Health care reform still possible, but government-run proposal gains committee approval
(June 1, 2007) As proposals to bring about real health care reform await action in the legislature, the movement to adopt a high-cost and unsustainable government-run, single-payer system was given a breath of life by the Appropriations Committee this week when it approved HB-7314.
In addition to HB-7314 (the last remaining single-payer vehicle), still in the legislative mix this session is a bill to create a statewide health insurance purchasing pool (HB-7320). This bill would impose a mandatory state-run system of health insurance on all Connecticut cities and towns and would become the platform from which the state could then launch an all-out single payer system in the future.
True reform
Neither of these measures will move the state closer to true health care reform that will improve quality, reduce costs and increase access to health insurance. Instead, the proposals are merely misguided efforts to find different ways to pay for health care.
Some measures still alive in the legislature do contain components of true health care reform – and if enacted, would make significant improvements to health care in Connecticut.

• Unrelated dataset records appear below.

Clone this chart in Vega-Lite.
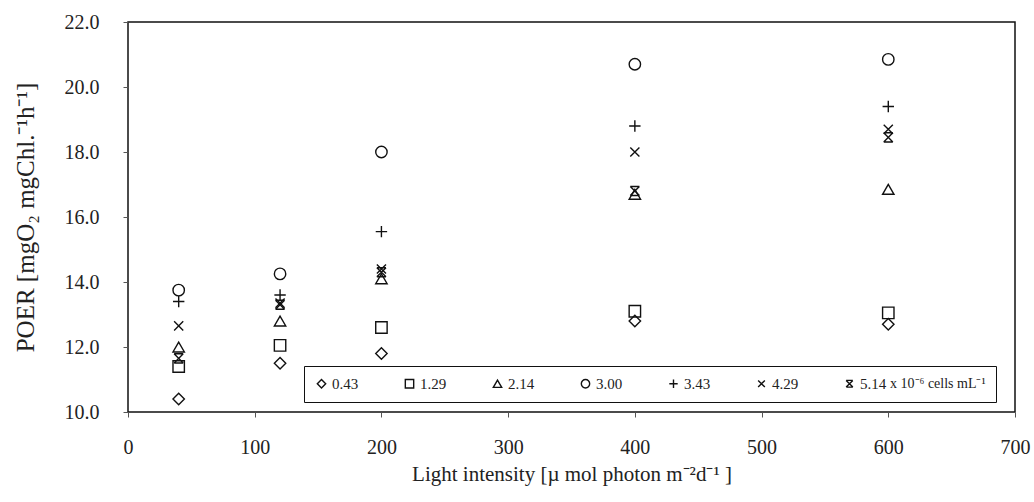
{
  "$schema": "https://vega.github.io/schema/vega-lite/v6.json",
  "width": 887,
  "height": 390,
  "autosize": {"type": "none"},
  "padding": {"left": 128, "top": 22, "right": 19, "bottom": 90},
  "background": "white",
  "config": {
    "font": "Liberation Serif",
    "view": {"stroke": "#111", "strokeWidth": 1.5},
    "axis": {"grid": false, "domain": false, "labelFont": "Liberation Serif", "titleFont": "Liberation Serif", "labelColor": "#222", "titleColor": "#222", "tickColor": "#555", "titleFontWeight": "normal"}
  },
  "data": {
    "values": [
      {"light": 40, "conc": "0.43", "poer": 10.4},
      {"light": 40, "conc": "1.29", "poer": 11.4},
      {"light": 40, "conc": "2.14", "poer": 12.0},
      {"light": 40, "conc": "3.00", "poer": 13.75},
      {"light": 40, "conc": "3.43", "poer": 13.4},
      {"light": 40, "conc": "4.29", "poer": 12.65},
      {"light": 40, "conc": "5.14", "poer": 11.65},
      {"light": 120, "conc": "0.43", "poer": 11.5},
      {"light": 120, "conc": "1.29", "poer": 12.05},
      {"light": 120, "conc": "2.14", "poer": 12.8},
      {"light": 120, "conc": "3.00", "poer": 14.25},
      {"light": 120, "conc": "3.43", "poer": 13.6},
      {"light": 120, "conc": "4.29", "poer": 13.35},
      {"light": 120, "conc": "5.14", "poer": 13.3},
      {"light": 200, "conc": "0.43", "poer": 11.8},
      {"light": 200, "conc": "1.29", "poer": 12.6},
      {"light": 200, "conc": "2.14", "poer": 14.1},
      {"light": 200, "conc": "3.00", "poer": 18.0},
      {"light": 200, "conc": "3.43", "poer": 15.55},
      {"light": 200, "conc": "4.29", "poer": 14.4},
      {"light": 200, "conc": "5.14", "poer": 14.3},
      {"light": 400, "conc": "0.43", "poer": 12.8},
      {"light": 400, "conc": "1.29", "poer": 13.1},
      {"light": 400, "conc": "2.14", "poer": 16.7},
      {"light": 400, "conc": "3.00", "poer": 20.7},
      {"light": 400, "conc": "3.43", "poer": 18.8},
      {"light": 400, "conc": "4.29", "poer": 18.0},
      {"light": 400, "conc": "5.14", "poer": 16.8},
      {"light": 600, "conc": "0.43", "poer": 12.7},
      {"light": 600, "conc": "1.29", "poer": 13.05},
      {"light": 600, "conc": "2.14", "poer": 16.85},
      {"light": 600, "conc": "3.00", "poer": 20.85},
      {"light": 600, "conc": "3.43", "poer": 19.4},
      {"light": 600, "conc": "4.29", "poer": 18.7},
      {"light": 600, "conc": "5.14", "poer": 18.45}
    ]
  },
  "mark": {"type": "point", "filled": false, "stroke": "#111", "strokeWidth": 1.4, "size": 130, "opacity": 1},
  "encoding": {
    "x": {
      "field": "light", "type": "quantitative",
      "scale": {"domain": [0, 700], "nice": false, "zero": false},
      "axis": {"values": [0, 100, 200, 300, 400, 500, 600, 700], "format": "d", "labelFontSize": 20, "tickSize": 5, "labelPadding": 20, "title": "Light intensity [µ mol photon m⁻²d⁻¹ ]", "titleFontSize": 21, "titlePadding": 6, "labelFlush": false}
    },
    "y": {
      "field": "poer", "type": "quantitative",
      "scale": {"domain": [10, 22], "nice": false, "zero": false},
      "axis": {"values": [10, 12, 14, 16, 18, 20, 22], "format": ".1f", "labelFontSize": 20, "tickSize": 5, "labelPadding": 24, "title": "POER [mgO₂ mgChl.⁻¹h⁻¹]", "titleFontSize": 25, "titlePadding": 26, "labelFlush": false}
    },
    "shape": {
      "field": "conc", "type": "nominal",
      "scale": {
        "domain": ["0.43", "1.29", "2.14", "3.00", "3.43", "4.29", "5.14"],
        "range": ["diamond", "square", "triangle-up", "circle", "M-1,0L1,0M0,-1L0,1", "M-0.8,-0.8L0.8,0.8M-0.8,0.8L0.8,-0.8", "M-0.8,-0.8L0.8,0.8M-0.8,0.8L0.8,-0.8M-0.8,-0.8L0.8,-0.8M-0.8,0.8L0.8,0.8"]
      },
      "legend": {
        "orient": "none", "legendX": 176, "legendY": 344,
        "direction": "horizontal", "columns": 7,
        "title": "x 10⁻⁶ cells mL⁻¹", "titleOrient": "right", "titleFontSize": 14, "titleFontWeight": "normal", "titleColor": "#222", "titlePadding": 4, "titleAnchor": "middle",
        "labelFontSize": 15, "labelColor": "#222", "labelOffset": 3,
        "symbolSize": 70, "symbolStrokeColor": "#111", "symbolStrokeWidth": 1.4, "symbolFillColor": "transparent",
        "columnPadding": 43, "padding": 10,
        "strokeColor": "#111", "fillColor": "white",
        "encode": {"legend": {"update": {"strokeWidth": {"value": 1.5}}}}
      }
    }
  }
}
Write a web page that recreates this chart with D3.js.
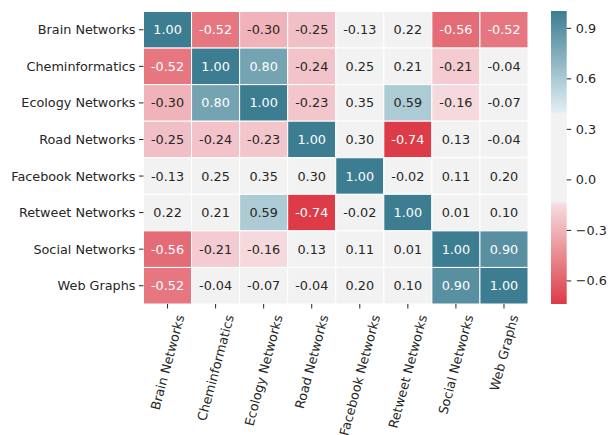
<!DOCTYPE html>
<html>
<head>
<meta charset="utf-8">
<script src="https://cdn.jsdelivr.net/npm/d3@7"></script>
<style>
  body { margin: 0; background: #fff; }
  svg text { font-family: "DejaVu Sans", sans-serif; }
</style>
</head>
<body>
<div id="app"></div>
<script>
// Categories (same for rows and columns)
const labels = [
  "Brain Networks",
  "Cheminformatics",
  "Ecology Networks",
  "Road Networks",
  "Facebook Networks",
  "Retweet Networks",
  "Social Networks",
  "Web Graphs"
];

// Correlation values, one row per label
const brain = [1.0, -0.52, -0.3, -0.25, -0.13, 0.22, -0.56, -0.52];
const chem = [-0.52, 1.0, 0.8, -0.24, 0.25, 0.21, -0.21, -0.04];
const ecology = [-0.3, 0.8, 1.0, -0.23, 0.35, 0.59, -0.16, -0.07];
const road = [-0.25, -0.24, -0.23, 1.0, 0.3, -0.74, 0.13, -0.04];
const facebook = [-0.13, 0.25, 0.35, 0.3, 1.0, -0.02, 0.11, 0.2];
const retweet = [0.22, 0.21, 0.59, -0.74, -0.02, 1.0, 0.01, 0.1];
const social = [-0.56, -0.21, -0.16, 0.13, 0.11, 0.01, 1.0, 0.9];
const web = [-0.52, -0.04, -0.07, -0.04, 0.2, 0.1, 0.9, 1.0];

// Colorbar ticks
const cbarTicks = [-0.6, -0.3, 0.0, 0.3, 0.6, 0.9];

const rows = [brain, chem, ecology, road, facebook, retweet, social, web];
const cells = [];
rows.forEach((r, i) =>
  r.forEach((v, j) => cells.push({ row: labels[i], col: labels[j], value: v }))
);

const width = 608;
const height = 435;
const vmin = d3.min(cells, (d) => d.value);
const vmax = d3.max(cells, (d) => d.value);
const textColor = "#262626";
const fontSize = 12.8;

// Diverging colormap: red -> light pink | gray band | light blue -> teal
const color = d3
  .scaleLinear()
  .domain([vmin, -0.145, -0.13, 0.39, 0.405, vmax])
  .range(["#dc3b47", "#f6dde1", "#f2f2f2", "#f2f2f2", "#e0eef2", "#3d7d91"])
  .interpolate(d3.interpolateRgb);

const svg = d3
  .select("#app")
  .append("svg")
  .attr("width", width)
  .attr("height", height)
  .style("background", "#fff");

const x = d3.scaleBand().domain(labels).range([143.5, 528]);
const y = d3.scaleBand().domain(labels).range([11.5, 304]);

// Cells
svg
  .selectAll("rect.cell")
  .data(cells)
  .enter()
  .append("rect")
  .attr("class", "cell")
  .attr("x", (d) => x(d.col))
  .attr("y", (d) => y(d.row))
  .attr("width", x.bandwidth())
  .attr("height", y.bandwidth())
  .attr("fill", (d) => color(d.value))
  .attr("stroke", "#fff")
  .attr("stroke-width", 1);

// Annotations (light text on dark cells)
function luminance(c) {
  const rgb = d3.rgb(c);
  const f = (v) => {
    v /= 255;
    return v <= 0.03928 ? v / 12.92 : Math.pow((v + 0.055) / 1.055, 2.4);
  };
  return 0.2126 * f(rgb.r) + 0.7152 * f(rgb.g) + 0.0722 * f(rgb.b);
}

svg
  .selectAll("text.annot")
  .data(cells)
  .enter()
  .append("text")
  .attr("class", "annot")
  .attr("x", (d) => x(d.col) + x.bandwidth() / 2)
  .attr("y", (d) => y(d.row) + y.bandwidth() / 2)
  .attr("text-anchor", "middle")
  .attr("dominant-baseline", "central")
  .style("font-size", fontSize + "px")
  .attr("fill", (d) => (luminance(color(d.value)) > 0.408 ? textColor : "#fff"))
  .text((d) => d.value.toFixed(2));

// Y axis
const yAxis = svg
  .append("g")
  .attr("transform", `translate(${143.5}, 0)`)
  .call(d3.axisLeft(y).tickSize(4.5).tickPadding(3.5));
yAxis.select(".domain").remove();
yAxis.selectAll(".tick line").attr("stroke", textColor).attr("stroke-width", 1);
yAxis
  .selectAll(".tick text")
  .attr("fill", textColor)
  .style("font-size", fontSize + "px")
  .style("font-family", "DejaVu Sans")
  .attr("dy", null)
  .attr("dominant-baseline", "central");

// X axis ticks
const xAxis = svg
  .append("g")
  .attr("transform", `translate(0, ${304})`)
  .call(d3.axisBottom(x).tickSize(4.5).tickFormat(""));
xAxis.select(".domain").remove();
xAxis.selectAll(".tick line").attr("stroke", textColor).attr("stroke-width", 1);

// X labels rotated 75 degrees, rotated box centred under tick
labels.forEach((lab) => {
  const g = svg.append("g");
  g.append("text")
    .attr("transform", "rotate(-75)")
    .attr("text-anchor", "middle")
    .attr("dominant-baseline", "central")
    .attr("fill", textColor)
    .style("font-size", fontSize + "px")
    .text(lab);
  const bb = g.node().getBBox();
  const cx = x(lab) + x.bandwidth() / 2;
  g.attr(
    "transform",
    `translate(${cx - (bb.x + bb.width / 2)}, ${313 - bb.y})`
  );
});

// Colorbar
const cbX = 551;
const cbW = 15.7;
const cbScale = d3.scaleLinear().domain([vmin, vmax]).range([304, 11]);

const defs = svg.append("defs");
const grad = defs
  .append("linearGradient")
  .attr("id", "cbar")
  .attr("x1", 0)
  .attr("y1", 1)
  .attr("x2", 0)
  .attr("y2", 0);
grad
  .selectAll("stop")
  .data(d3.range(0, 201).map((i) => vmin + (i / 200) * (vmax - vmin)))
  .enter()
  .append("stop")
  .attr("offset", (d) => (d - vmin) / (vmax - vmin))
  .attr("stop-color", (d) => color(d));

svg
  .append("rect")
  .attr("x", cbX)
  .attr("y", cbScale(vmax))
  .attr("width", cbW)
  .attr("height", cbScale(vmin) - cbScale(vmax))
  .attr("fill", "url(#cbar)");

const cbAxis = svg
  .append("g")
  .attr("transform", `translate(${cbX + cbW}, 0)`)
  .call(
    d3
      .axisRight(cbScale)
      .tickValues(cbarTicks)
      .tickSize(4.5)
      .tickPadding(4.5)
      .tickFormat(d3.format(".1f"))
  );
cbAxis.select(".domain").remove();
cbAxis.selectAll(".tick line").attr("stroke", textColor);
cbAxis
  .selectAll(".tick text")
  .attr("fill", textColor)
  .style("font-size", fontSize + "px")
  .style("font-family", "DejaVu Sans")
  .attr("dy", null)
  .attr("dominant-baseline", "central");
</script>
</body>
</html>
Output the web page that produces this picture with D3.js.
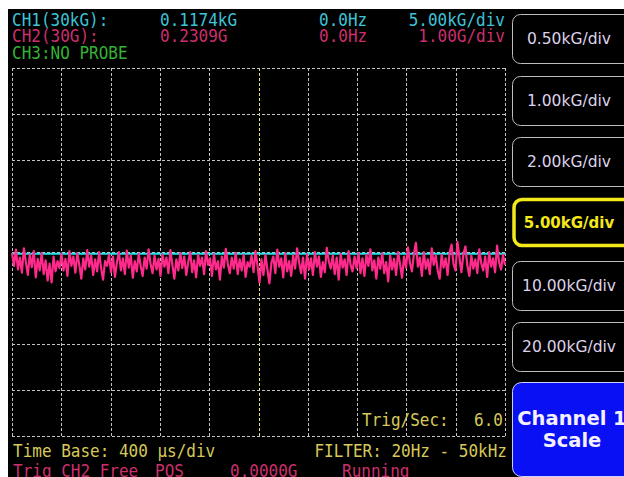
<!DOCTYPE html>
<html><head><meta charset="utf-8">
<script src="https://cdn.jsdelivr.net/npm/d3@7"></script>
<style>
html,body{margin:0;padding:0;background:#fff;}
svg{display:block;}
</style></head>
<body>
<script>
// ---- data ----
const timeBaseUs = 400;          // µs per division
const hDivs = 10, vDivs = 8;
const ch1ScaleKG = 5.0;          // kG per div
const ch2ScaleG = 1.0;           // G per div
const ch1LevelKG = -0.2;         // CH1 flat trace level (kG)
const ch2Trace = [
-0.02,-0.30,0.05,-0.38,-0.12,-0.45,0.08,-0.22,-0.50,-0.05,-0.33,0.02,-0.55,-0.15,-0.40,-0.02,-0.48,-0.18,-0.62,-0.25,-0.66,-0.10,-0.42,-0.20,-0.35,
-0.04,-0.40,-0.15,-0.52,0.02,-0.30,-0.10,-0.45,-0.03,-0.28,-0.58,-0.14,-0.38,0.04,-0.32,-0.08,-0.50,-0.16,-0.42,0.00,-0.35,-0.60,-0.20,-0.30,-0.06,
-0.44,-0.10,-0.54,-0.22,0.00,-0.40,-0.14,-0.48,0.03,-0.34,-0.08,-0.56,-0.20,-0.42,-0.04,-0.30,-0.52,-0.12,-0.36,0.06,-0.26,-0.46,-0.08,-0.38,-0.15,
-0.52,-0.05,-0.32,-0.12,-0.46,0.04,-0.28,-0.58,-0.16,-0.40,-0.02,-0.35,-0.10,-0.50,-0.22,0.00,-0.44,-0.18,-0.55,-0.06,-0.30,-0.12,-0.48,0.02,-0.28,
-0.14,-0.52,-0.04,-0.38,-0.20,-0.60,-0.10,-0.34,0.07,-0.26,-0.46,-0.12,-0.36,-0.02,-0.48,-0.16,-0.40,-0.06,-0.54,-0.22,-0.32,-0.08,-0.44,0.02,-0.30,
-0.66,-0.16,-0.50,-0.06,-0.38,-0.68,-0.24,-0.10,-0.46,0.05,-0.32,-0.14,-0.55,-0.03,-0.42,-0.20,-0.52,-0.08,-0.36,0.08,-0.22,-0.46,-0.12,-0.58,-0.05,
-0.38,-0.14,-0.50,0.00,-0.32,-0.10,-0.54,-0.22,-0.44,0.09,-0.20,-0.36,-0.08,-0.48,-0.12,-0.60,-0.04,-0.34,-0.16,-0.50,0.02,-0.28,-0.42,-0.10,-0.35,
-0.02,-0.46,-0.14,-0.52,-0.06,-0.30,0.06,-0.40,-0.18,-0.58,-0.12,-0.36,-0.03,-0.46,-0.22,-0.64,-0.08,-0.38,-0.15,-0.50,0.00,-0.26,-0.56,-0.10,-0.34,
0.10,-0.24,-0.42,-0.04,0.20,-0.32,-0.12,-0.52,0.00,-0.36,-0.16,-0.48,0.08,-0.28,-0.08,-0.40,-0.58,-0.06,-0.34,-0.14,-0.50,-0.02,0.16,-0.26,-0.40,
0.22,-0.12,-0.44,-0.04,0.12,-0.30,-0.52,-0.08,-0.36,-0.16,-0.46,0.06,-0.24,-0.40,-0.10,-0.54,0.00,-0.32,-0.14,-0.44,0.14,-0.22,-0.38,-0.06,-0.28
];
const scaleButtons = ["0.50kG/div","1.00kG/div","2.00kG/div","5.00kG/div","10.00kG/div","20.00kG/div"];
const selectedButton = "5.00kG/div";
const header = [
  {row:0, color:"#3ec3d8", cells:[["CH1(30kG):","start",12],["0.1174kG","start",160],["0.0Hz","start",319],["5.00kG/div","end",505]]},
  {row:1, color:"#cc2f6c", cells:[["CH2(30G):","start",12],["0.2309G","start",160],["0.0Hz","start",319],["1.00G/div","end",505]]},
  {row:2, color:"#35b235", cells:[["CH3:NO PROBE","start",12]]}
];
const footer = [
  {y:457, color:"#d6c95a", cells:[["Time Base: 400 µs/div","start",13],["FILTER: 20Hz - 50kHz","end",507]]},
  {y:477, color:"#cc2f6c", cells:[["Trig CH2 Free","start",13],["POS","start",155],["0.0000G","start",230],["Running","start",342]]}
];
const trigRate = ["Trig/Sec:", "6.0"];

// ---- layout ----
const W = 624, H = 477;
const plot = {x0:12, x1:505, y0:68, y1:436};
const svg = d3.select("body").append("svg").attr("width", W).attr("height", H);
svg.append("rect").attr("x",8).attr("y",9).attr("width",W-8).attr("height",H-9).attr("fill","#000");

const x = d3.scaleLinear().domain([0, hDivs*timeBaseUs]).range([plot.x0, plot.x1]);
const y2 = d3.scaleLinear().domain([-vDivs/2*ch2ScaleG, vDivs/2*ch2ScaleG]).range([plot.y1, plot.y0]);
const y1 = d3.scaleLinear().domain([-vDivs/2*ch1ScaleKG, vDivs/2*ch1ScaleKG]).range([plot.y1, plot.y0]);

// grid
const xt = d3.range(0, hDivs+1).map(i => i*timeBaseUs);
const yt = d3.range(-vDivs/2, vDivs/2+1).map(i => i*ch2ScaleG);
const grid = svg.append("g").attr("stroke-dasharray","3,2").attr("stroke-width",1).attr("fill","none");
grid.selectAll("line.v").data(xt).join("line")
  .attr("x1", d => Math.round(x(d))+0.5).attr("x2", d => Math.round(x(d))+0.5)
  .attr("y1", plot.y0).attr("y2", plot.y1)
  .attr("stroke", d => d === hDivs/2*timeBaseUs ? "#e8e070" : "#c4c4c4");
grid.selectAll("line.h").data(yt).join("line")
  .attr("y1", d => Math.round(y2(d))+0.5).attr("y2", d => Math.round(y2(d))+0.5)
  .attr("x1", plot.x0).attr("x2", plot.x1)
  .attr("stroke", "#c4c4c4");

// CH1 trace (flat)
svg.append("line")
  .attr("x1", x(0)).attr("x2", x(hDivs*timeBaseUs))
  .attr("y1", y1(ch1LevelKG)).attr("y2", y1(ch1LevelKG))
  .attr("stroke","#22e0e8").attr("stroke-width",2);

// CH2 trace
const n = ch2Trace.length;
const line = d3.line().x((d,i) => x(i*hDivs*timeBaseUs/(n-1))).y(d => y2(d));
svg.append("path").datum(ch2Trace).attr("d", line)
  .attr("fill","none").attr("stroke","#ff2a8c").attr("stroke-width",2.2).attr("stroke-linejoin","round");

// text helper
const mono = "'DejaVu Sans Mono', monospace";
function monoText(str, anchor, tx, ty, color) {
  svg.append("text").text(str)
    .attr("transform", `translate(${tx},${ty}) scale(1,1.08)`)
    .attr("text-anchor", anchor)
    .attr("font-family", mono).attr("font-size", 16)
    .attr("fill", color);
}
const headerY = [26, 42, 59];
header.forEach(r => r.cells.forEach(c => monoText(c[0], c[1], c[2], headerY[r.row], r.color)));
footer.forEach(r => r.cells.forEach(c => monoText(c[0], c[1], c[2], r.y, r.color)));
monoText(trigRate[0], "start", 362, 426, "#d6c95a");
monoText(trigRate[1], "end", 503, 426, "#d6c95a");

// buttons
const btnTop = [14, 76, 137, 198, 261, 322];
const btnH = 49;
scaleButtons.forEach((b,i) => {
  const sel = b === selectedButton;
  svg.append("rect").attr("x", sel ? 514 : 512.5).attr("y", btnTop[i] + (sel?1.5:0.5))
    .attr("width", 130).attr("height", sel ? btnH-3 : btnH)
    .attr("rx", 8).attr("fill","#000")
    .attr("stroke", sel ? "#f2e81a" : "#bdbdbd").attr("stroke-width", sel ? 3.5 : 1);
  svg.append("text").text(b)
    .attr("x", 569).attr("y", btnTop[i] + 30)
    .attr("text-anchor","middle")
    .attr("font-family","'DejaVu Sans', sans-serif")
    .attr("font-size", sel ? 15 : 15.5)
    .attr("font-weight", sel ? "bold" : "normal")
    .attr("fill", sel ? "#f2e81a" : "#ddd2ea");
});
svg.append("rect").attr("x",512.5).attr("y",382.5).attr("width",130).attr("height",94)
  .attr("rx",9).attr("fill","#0a10f4").attr("stroke","#d0d0ff").attr("stroke-width",1);
[["Channel 1",425],["Scale",447]].forEach(t => {
  svg.append("text").text(t[0]).attr("x",572).attr("y",t[1])
    .attr("text-anchor","middle").attr("font-family","'DejaVu Sans', sans-serif")
    .attr("font-weight","bold").attr("font-size",19.5).attr("fill","#f4f0ff");
});
</script>
</body></html>
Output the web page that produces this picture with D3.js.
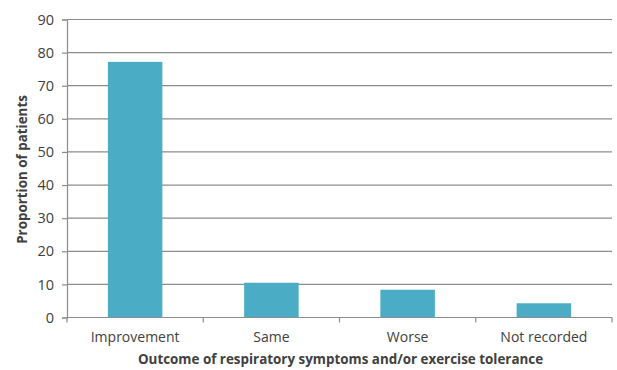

For example, HB-6652 takes a market-based approach toward reforming Connecticut’s health care system by strengthening the current system.
Among other things, HB-6652 focuses considerably on promoting the use of electronic medical records, increasing provider reimbursement levels, promoting healthier lifestyles and increasing the availability of affordable health insurance to Connecticut’s residents and small employers.
These positive reform efforts can make significant inroads to increasing health care access by reducing costs and improving quality.
Pooling no cure-all
Health insurance pooling systems potentially might provide some short-term benefits to certain groups but they operate under the erroneous presumption that the larger the pool the lower the cost.
In fact, there are no significant advantages to large purchasing pools — once a pool attains a certain size (typically in the hundreds) the pricing advantage of the pool is reached. Very large employers with thousands of pooled employees –such as General Motors — still struggle with high health care costs.
Connecticut’s MEHIP program is another large purchasing pool, but has not been able to effectively reduce costs for its participants.
In addition, efforts are underway that will allow a state-run purchasing pool to operate completely outside of Connecticut’s insurance laws so that it will not have to comply with such beneficial and protective requirements as minimum financial reserves. Ultimately, this will leave Connecticut taxpayers as the guarantors of the risk inherent in this pool.
And all of this comes with the prospect of losing tens of thousands of Connecticut insurance jobs in the process, placing our state’s precarious economic recovery in an even more tenuous position.